Seeking enlightenment is a manifestation of robo-envy, a wish to escape anxiety into a state of robotic perfection. No thank you. I’ll take being a human instead even though it entails anxiety. The closest I want to be to perfect peace is being mildly anxious about opposite options. For example, am I too assertive or not assertive enough for my situation? So long as I’m roughly equally doubtful about opposite responses, I’m as contented as I deserve to be.

There were times in my life when I beat myself up pretty relentlessly. I lived in fear that I was mis-made, a wrong fit for this world. In those times, that – who knows? – could return, I wanted my mind to stop chattering. Turn off the spigot of self-awareness; become one with the world.

That’s not what happened for me. I ended up engaged in something I’ll call anthro-introspeculation. That’s a mouthful I know.

By introspeculation, I mean speculative introspection. I don’t believe I can know my authentic self. I don’t trust people who speak with authority about who they are. Such self-reported self-flattery is dubious. I try to have a red flag go up anytime I declare anything about my nature, for example just now when I say “I try to have a red flag go up.”

Do I really? In a way, I’d be the first to know myself since I’m intimate with myself. In another way, I’d be the last to know since I’m biased in my own favor. Introspection is not self-knowing so much as biased self-guessing. That’s why I’d call it introspeculation.

The anthro- refers to anthropology, the recognition that I am one in a large population of midsized mammals who recently acquired language, an ungainly cumbersome competence that makes us humans more visionary and delusional, more anxious and denialist than any other creatures.

We humans are the rare elements in the universe that can speculate about the whole ball of wax and us in it.

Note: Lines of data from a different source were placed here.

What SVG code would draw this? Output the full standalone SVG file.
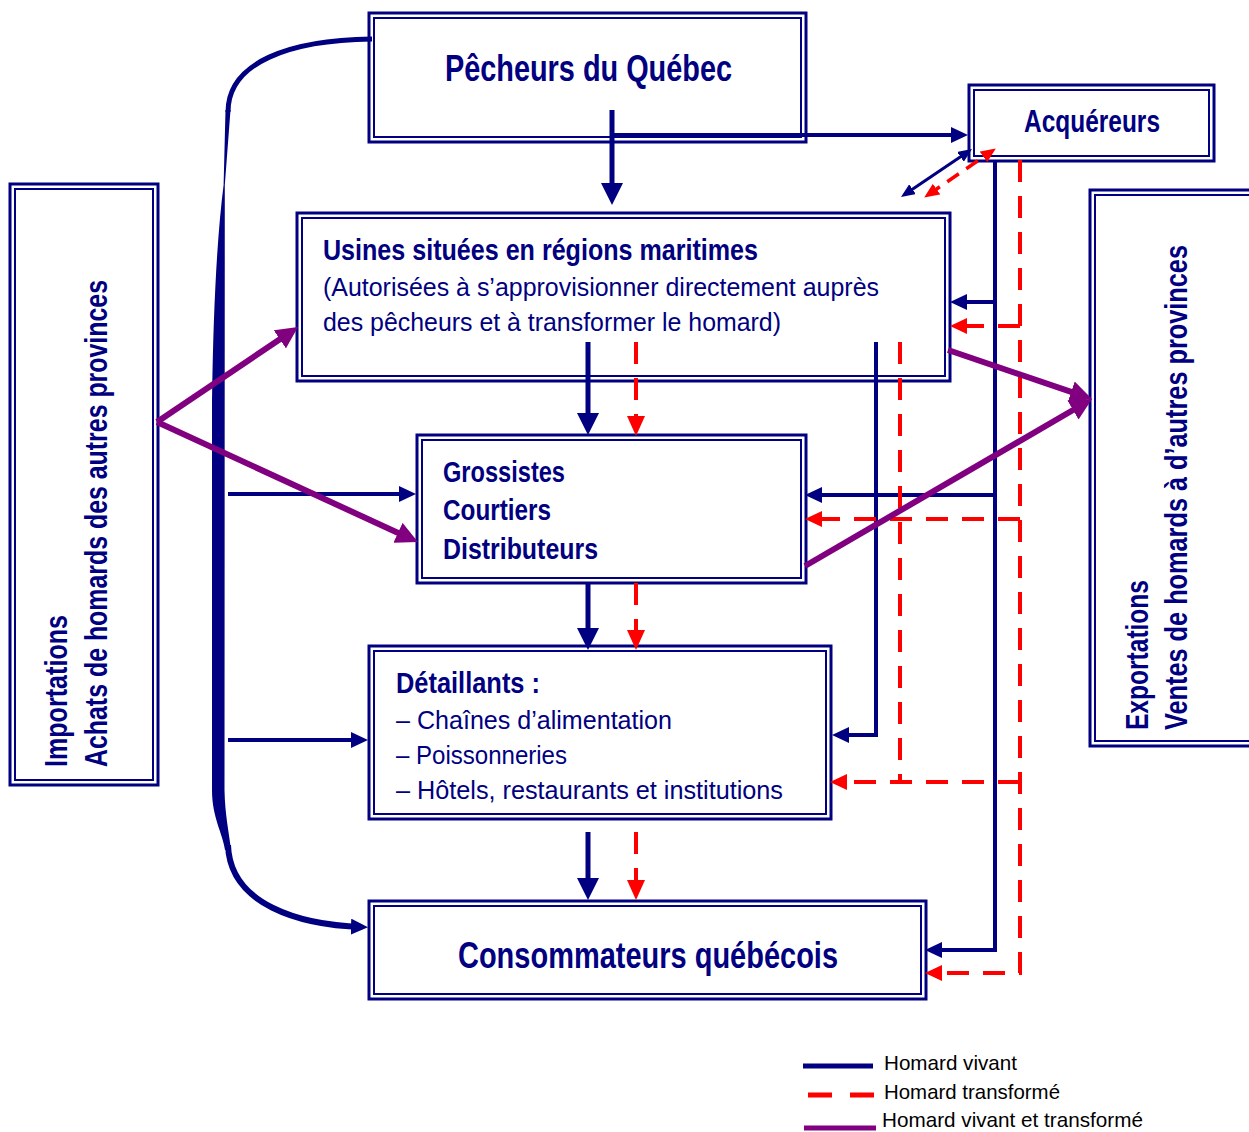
<svg xmlns="http://www.w3.org/2000/svg" width="1249" height="1132" viewBox="0 0 1249 1132">
<style>
.ob{fill:#fff;stroke:#000080;stroke-width:3}
.ib{fill:none;stroke:#000080;stroke-width:2}
.t{font-family:'Liberation Sans Narrow','Liberation Sans',sans-serif;fill:#000080}
.b{font-weight:bold}
.nv{fill:none;stroke:#000080;stroke-width:5}
.nvt{fill:none;stroke:#000080;stroke-width:4}
.rd{fill:none;stroke:#ff0000;stroke-width:4;stroke-dasharray:22 14}
.pu{fill:none;stroke:#800080;stroke-width:6}
.lg{font-family:'Liberation Sans Narrow','Liberation Sans',sans-serif;fill:#000;font-size:21px}
</style>
<defs>
<marker id="nB" markerUnits="userSpaceOnUse" markerWidth="22" markerHeight="22" refX="14" refY="11" orient="auto"><path d="M0,0 L22,11 L0,22 Z" fill="#000080"/></marker>
<marker id="nS" markerUnits="userSpaceOnUse" markerWidth="17" markerHeight="16" refX="11" refY="8" orient="auto"><path d="M0,0 L17,8 L0,16 Z" fill="#000080"/></marker>
<marker id="nD" markerUnits="userSpaceOnUse" markerWidth="14" markerHeight="12" refX="10" refY="6" orient="auto-start-reverse"><path d="M0,0 L14,6 L0,12 Z" fill="#000080"/></marker>
<marker id="rB" markerUnits="userSpaceOnUse" markerWidth="20" markerHeight="18" refX="14" refY="9" orient="auto"><path d="M0,0 L20,9 L0,18 Z" fill="#ff0000"/></marker>
<marker id="rS" markerUnits="userSpaceOnUse" markerWidth="17" markerHeight="16" refX="11" refY="8" orient="auto"><path d="M0,0 L17,8 L0,16 Z" fill="#ff0000"/></marker>
<marker id="rD" markerUnits="userSpaceOnUse" markerWidth="15" markerHeight="13" refX="10" refY="6.5" orient="auto-start-reverse"><path d="M0,0 L15,6.5 L0,13 Z" fill="#ff0000"/></marker>
<marker id="pB" markerUnits="userSpaceOnUse" markerWidth="22" markerHeight="22" refX="14" refY="11" orient="auto"><path d="M0,0 L22,11 L0,22 Z" fill="#800080"/></marker>
</defs>

<g id="pecheurs">
<rect class="ob" x="369" y="13" width="437" height="129"/>
<rect class="ib" x="374" y="18" width="427" height="119"/>
<text class="t b" x="445" y="81" font-size="36" textLength="287" lengthAdjust="spacingAndGlyphs">Pêcheurs du Québec</text>
</g>
<g id="acquereurs">
<rect class="ob" x="969" y="85" width="245" height="76"/>
<rect class="ib" x="974" y="90" width="235" height="66"/>
<text class="t b" x="1024" y="132" font-size="31" textLength="136" lengthAdjust="spacingAndGlyphs">Acquéreurs</text>
</g>
<g id="importations">
<rect class="ob" x="10" y="184" width="148" height="601"/>
<rect class="ib" x="15" y="189" width="138" height="591"/>
<text class="t b" transform="translate(67,767) rotate(-90)" font-size="32" textLength="152" lengthAdjust="spacingAndGlyphs">Importations</text>
<text class="t b" transform="translate(107,767) rotate(-90)" font-size="32" textLength="487" lengthAdjust="spacingAndGlyphs">Achats de homards des autres provinces</text>
</g>
<g id="exportations">
<rect class="ob" x="1090" y="190" width="170" height="556"/>
<rect class="ib" x="1095" y="195" width="160" height="546"/>
<text class="t b" transform="translate(1148,730) rotate(-90)" font-size="32" textLength="150" lengthAdjust="spacingAndGlyphs">Exportations</text>
<text class="t b" transform="translate(1187,730) rotate(-90)" font-size="32" textLength="485" lengthAdjust="spacingAndGlyphs">Ventes de homards à d’autres provinces</text>
</g>
<g id="usines">
<rect class="ob" x="297" y="213" width="653" height="168"/>
<rect class="ib" x="302" y="218" width="643" height="158"/>
<text class="t b" x="323" y="260" font-size="29" textLength="435" lengthAdjust="spacingAndGlyphs">Usines situées en régions maritimes</text>
<text class="t" x="323" y="296" font-size="26" textLength="556" lengthAdjust="spacingAndGlyphs">(Autorisées à s’approvisionner directement auprès</text>
<text class="t" x="323" y="331" font-size="26" textLength="458" lengthAdjust="spacingAndGlyphs">des pêcheurs et à transformer le homard)</text>
</g>
<g id="grossistes">
<rect class="ob" x="417" y="435" width="389" height="148"/>
<rect class="ib" x="422" y="440" width="379" height="138"/>
<text class="t b" x="443" y="482" font-size="29" textLength="122" lengthAdjust="spacingAndGlyphs">Grossistes</text>
<text class="t b" x="443" y="520" font-size="29" textLength="108" lengthAdjust="spacingAndGlyphs">Courtiers</text>
<text class="t b" x="443" y="559" font-size="29" textLength="155" lengthAdjust="spacingAndGlyphs">Distributeurs</text>
</g>
<g id="detaillants">
<rect class="ob" x="369" y="646" width="462" height="173"/>
<rect class="ib" x="374" y="651" width="452" height="163"/>
<text class="t b" x="396" y="693" font-size="29" textLength="144" lengthAdjust="spacingAndGlyphs">Détaillants :</text>
<text class="t" x="396" y="729" font-size="26" textLength="276" lengthAdjust="spacingAndGlyphs">– Chaînes d’alimentation</text>
<text class="t" x="396" y="764" font-size="26" textLength="171" lengthAdjust="spacingAndGlyphs">– Poissonneries</text>
<text class="t" x="396" y="799" font-size="26" textLength="387" lengthAdjust="spacingAndGlyphs">– Hôtels, restaurants et institutions</text>
</g>
<g id="consommateurs">
<rect class="ob" x="369" y="901" width="557" height="98"/>
<rect class="ib" x="374" y="906" width="547" height="88"/>
<text class="t b" x="458" y="968" font-size="36" textLength="380" lengthAdjust="spacingAndGlyphs">Consommateurs québécois</text>
</g>

<g id="connectors">
<path class="nv" d="M612,110 V197" marker-end="url(#nB)"/>
<path class="nvt" d="M612,135 H962" marker-end="url(#nS)"/>
<path fill="none" stroke="#000080" stroke-width="3" d="M904.3,194.8 L968.7,151.2" marker-start="url(#nD)" marker-end="url(#nD)"/>
<path fill="none" stroke="#ff0000" stroke-width="3.5" stroke-dasharray="14 9" d="M928.3,194.7 L991.7,151.3" marker-start="url(#rD)" marker-end="url(#rD)"/>
<path class="nvt" d="M995,160 V950 H931" marker-end="url(#nS)"/>
<path class="nvt" d="M995,302 H956" marker-end="url(#nS)"/>
<path class="nvt" d="M995,495 H811" marker-end="url(#nS)"/>
<path class="nvt" d="M876,342 V735 H838" marker-end="url(#nS)"/>
<path class="nv" d="M588,342 V427" marker-end="url(#nB)"/>
<path class="nv" d="M588,583 V642" marker-end="url(#nB)"/>
<path class="nv" d="M588,832 V892" marker-end="url(#nB)"/>
<path class="rd" d="M636,342 V430" marker-end="url(#rB)"/>
<path class="rd" d="M636,583 V644" marker-end="url(#rB)"/>
<path class="rd" d="M636,832 V894" marker-end="url(#rB)"/>
<path class="rd" d="M1020,160 V973 H931" marker-end="url(#rS)"/>
<path class="rd" d="M1020,326 H956" marker-end="url(#rS)"/>
<path class="rd" d="M1020,519 H811" marker-end="url(#rS)"/>
<path class="rd" d="M900,342 V782"/>
<path class="rd" d="M1020,782 H836" marker-end="url(#rS)"/>
<path fill="none" stroke="#000080" stroke-width="5" d="M372,39 C290,40 228,62 228,112"/>
<path fill="#000080" d="M225.5,110 L230.5,110 L224.8,185 L224.5,790 C225,815 229,832 231,850 L225,850 C223,834 212,818 212,790 L212,400 Q214,260 223.6,185 Z"/>
<path fill="none" stroke="#000080" stroke-width="6" d="M228,845 C230,905 300,925 362,927" marker-end="url(#nS)"/>
<path class="nvt" d="M228,494 H410" marker-end="url(#nS)"/>
<path class="nvt" d="M228,740 H362" marker-end="url(#nS)"/>
<path class="pu" d="M157,422 L291.4,331.5" marker-end="url(#pB)"/>
<path class="pu" d="M157,422 L410.7,538.7" marker-end="url(#pB)"/>
<path class="pu" d="M948,350 L1084.4,396.4" marker-end="url(#pB)"/>
<path class="pu" d="M805,566 L1085.1,403" marker-end="url(#pB)"/>
</g>

<g id="legend">
<line x1="803" y1="1066" x2="873" y2="1066" stroke="#000080" stroke-width="5"/>
<text class="lg" x="884" y="1070" textLength="133" lengthAdjust="spacingAndGlyphs">Homard vivant</text>
<line x1="808" y1="1095" x2="874" y2="1095" stroke="#ff0000" stroke-width="5" stroke-dasharray="24 18"/>
<text class="lg" x="884" y="1099" textLength="176" lengthAdjust="spacingAndGlyphs">Homard transformé</text>
<line x1="804" y1="1128" x2="876" y2="1128" stroke="#800080" stroke-width="5"/>
<text class="lg" x="882" y="1127" textLength="261" lengthAdjust="spacingAndGlyphs">Homard vivant et transformé</text>
</g>
</svg>
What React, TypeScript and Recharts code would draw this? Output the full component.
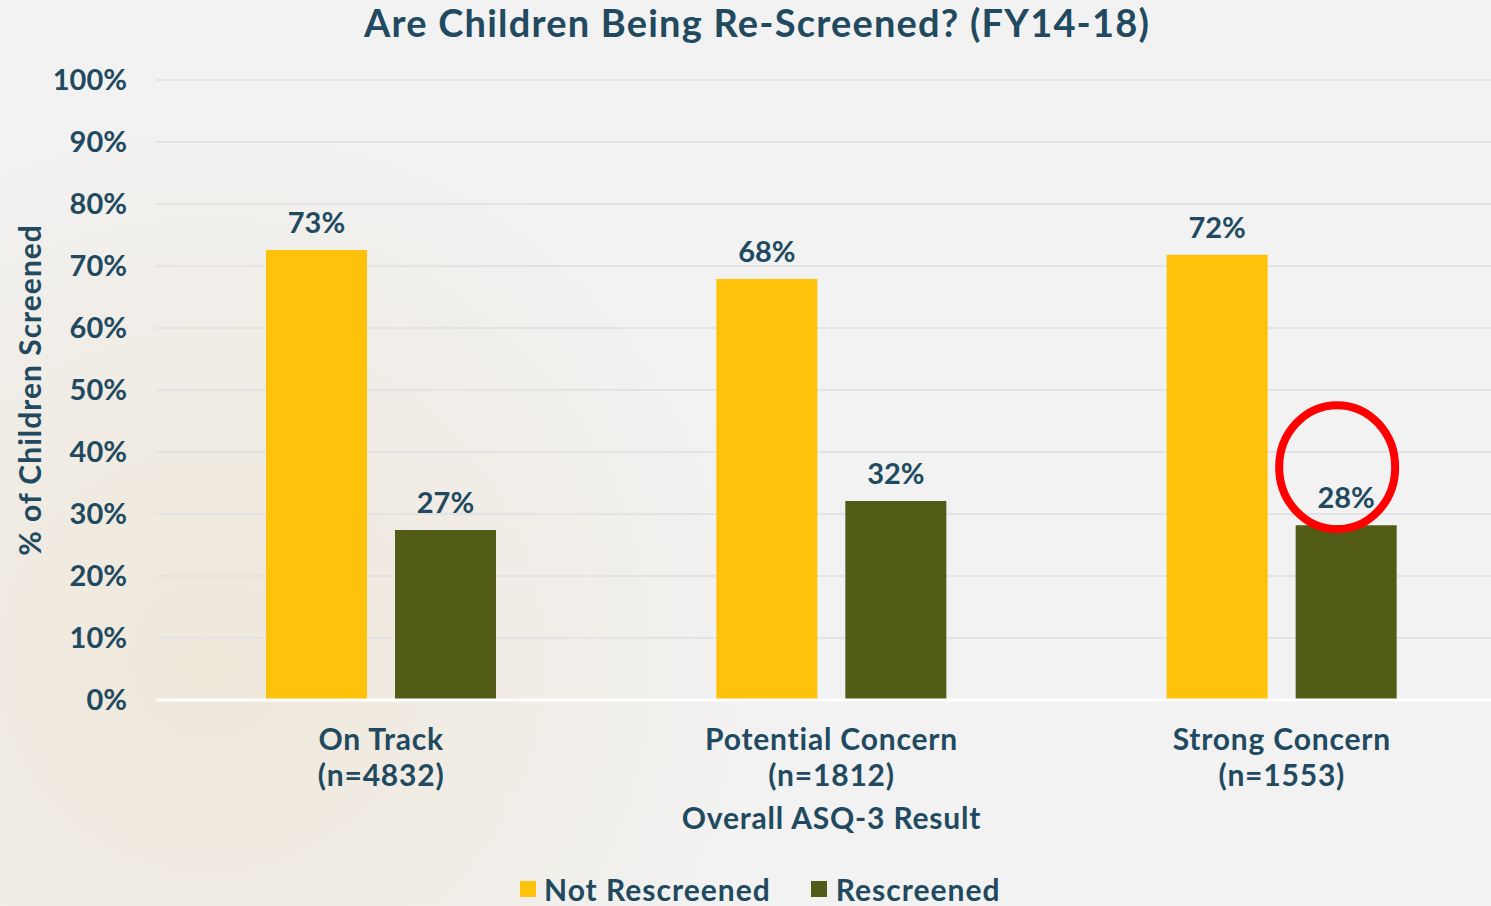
import React from 'react';
import { BarChart, Bar, XAxis, YAxis, CartesianGrid, Legend, LabelList } from 'recharts';

const categories = ['On Track', 'Potential Concern', 'Strong Concern'];
const sampleSizes = ['(n=4832)', '(n=1812)', '(n=1553)'];
const notRescreened = [72.6, 67.9, 71.8];
const rescreened = [27.4, 32.1, 28.2];
const yTicks = [0, 10, 20, 30, 40, 50, 60, 70, 80, 90, 100];
const seriesNames = ['Not Rescreened', 'Rescreened'];
const highlightIndex = 2;

const TITLE = 'Are Children Being Re-Screened? (FY14-18)';
const Y_TITLE = '% of Children Screened';
const X_TITLE = 'Overall ASQ-3 Result';

const TEXT = '#214a60';
const YELLOW = '#fec20b';
const GREEN = '#535c16';
const FONT = 'Lato, "Noto Sans", sans-serif';

const data = categories.map((c, i) => ({
  category: c,
  n: sampleSizes[i],
  notRescreened: notRescreened[i],
  rescreened: rescreened[i],
}));

const XTick = (props: any) => {
  const { x, y, payload, index } = props;
  return (
    <g>
      <text x={x} y={y + 50} textAnchor="middle" fill={TEXT} fontSize={30} fontWeight={700} fontFamily={FONT} letterSpacing={0.8}>
        {payload.value}
      </text>
      <text x={x} y={y + 86} textAnchor="middle" fill={TEXT} fontSize={30} fontWeight={700} fontFamily={FONT} letterSpacing={0.8}>
        {sampleSizes[index]}
      </text>
    </g>
  );
};

const makeLabel = (highlight: boolean) => (props: any) => {
  const { x, y, width, value, index } = props;
  const cx = x + width / 2;
  return (
    <g>
      <text x={cx} y={y - 17} textAnchor="middle" fill={TEXT} fontSize={29} fontWeight={700} fontFamily={FONT}>
        {`${Math.round(value)}%`}
      </text>
      {highlight && index === highlightIndex ? (
        <ellipse cx={cx - 9} cy={y - 58} rx={58} ry={62} fill="none" stroke="#ff0000" strokeWidth={8} />
      ) : null}
    </g>
  );
};

const LegendContent = () => (
  <div style={{ display: 'flex', alignItems: 'center', fontFamily: FONT, fontWeight: 700, fontSize: 30, color: TEXT, lineHeight: '30px', whiteSpace: 'nowrap', letterSpacing: 1 }}>
    <span style={{ width: 16, height: 16, background: YELLOW, display: 'inline-block', marginRight: 8 }} />
    <span style={{ marginRight: 40 }}>{seriesNames[0]}</span>
    <span style={{ width: 16, height: 16, background: GREEN, display: 'inline-block', marginRight: 9 }} />
    <span>{seriesNames[1]}</span>
  </div>
);

export default function App() {
  return (
    <div
      style={{
        position: 'absolute',
        left: 0,
        top: 0,
        width: 1491,
        height: 906,
        overflow: 'hidden',
        background:
          'radial-gradient(circle at 210px 660px, rgba(239,231,218,1) 0px, rgba(240,234,224,0.8) 250px, rgba(242,242,242,0) 560px), #f2f2f2',
      }}
    >
      <svg width={1491} height={60} style={{ position: 'absolute', left: 0, top: 0 }}>
        <text x={757} y={37} textAnchor="middle" fill={TEXT} fontSize={38} fontWeight={700} fontFamily={FONT} letterSpacing={1.2}>
          {TITLE}
        </text>
      </svg>
      <div style={{ position: 'absolute', left: 0, top: 0 }}>
        <BarChart
          width={1520}
          height={906}
          data={data}
          margin={{ top: 80, right: 13, bottom: 0, left: 0 }}
          barCategoryGap={111}
          barGap={28}
        >
          <CartesianGrid vertical={false} stroke="#e3e3e3" strokeWidth={2} />
          <YAxis
            width={156}
            domain={[0, 100]}
            ticks={yTicks}
            interval={0}
            axisLine={false}
            tickLine={false}
            tickSize={0}
            tickMargin={29}
            tickFormatter={(v: number) => `${v}%`}
            tick={{ fill: TEXT, fontSize: 29, fontWeight: 700, fontFamily: FONT }}
            label={{
              content: (p: any) => {
                const vb = p.viewBox || {};
                const cy = vb.y + vb.height / 2;
                return (
                  <text x={41} y={cy} transform={`rotate(-90, 41, ${cy})`} textAnchor="middle" fill={TEXT} fontSize={30} fontWeight={700} fontFamily={FONT} letterSpacing={1}>
                    {Y_TITLE}
                  </text>
                );
              },
            }}
          />
          <XAxis
            dataKey="category"
            height={206}
            axisLine={{ stroke: '#ffffff', strokeWidth: 3 }}
            tickLine={false}
            tickSize={0}
            tickMargin={0}
            interval={0}
            tick={<XTick />}
            label={{
              content: (p: any) => {
                const vb = p.viewBox || {};
                return (
                  <text x={vb.x + vb.width / 2} y={vb.y + 129} textAnchor="middle" fill={TEXT} fontSize={30} fontWeight={700} fontFamily={FONT} letterSpacing={0.8}>
                    {X_TITLE}
                  </text>
                );
              },
            }}
          />
          <Legend
            layout="horizontal"
            verticalAlign="middle"
            align="center"
            content={<LegendContent />}
            wrapperStyle={{ top: 874, left: 520, width: 'auto' }}
          />
          <Bar dataKey="notRescreened" name={seriesNames[0]} fill={YELLOW} barSize={101} isAnimationActive={false}>
            <LabelList dataKey="notRescreened" content={makeLabel(false)} />
          </Bar>
          <Bar dataKey="rescreened" name={seriesNames[1]} fill={GREEN} barSize={101} isAnimationActive={false}>
            <LabelList dataKey="rescreened" content={makeLabel(true)} />
          </Bar>
        </BarChart>
      </div>
    </div>
  );
}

I’ve come to believe that the way to get over ourselves is through the curiosity that only we humans among all earthly creatures are capable of exercising.

To be self-obsessed is like walking into the most spectacular store on earth and not looking around, instead picking at the lint on your clothes.

Look around. The circumstances that by happenstance you landed in are astonishing. Don’t just look with awe like a goat seeing fireworks for the first time. Look around like the human you are. Get curious. It’s the alternative to anxiety, a different use for your busy chattering mind.

There’s a virtuous cycle to be found: When you get more curious, anxiety subsides; when anxiety subsides you get more curious. A return of childlike curiosity is the under-appreciated reward granted to a mind at ease.

Anxiety dampens inquiry. The more don't-go-there's we're juggling for fear of discovering something scary about ourselves, the smaller our exploratory range. When anxious, we can’t afford to think about anything sensitive because we’re so busy keeping ourselves uplifted. Self-obsession crowds out curiosity. One can end up with tunnel vision.

Why become mindful? Why get your ego and anxiety out of the way? There are many advantages but one that rarely gets mentioned is a return to child-like curiosity about the world beyond oneself. Science can be an antidote to anxiety and the best scientists are often the least anxious. Having less to prove about themselves, they are more curious about the world beyond themselves.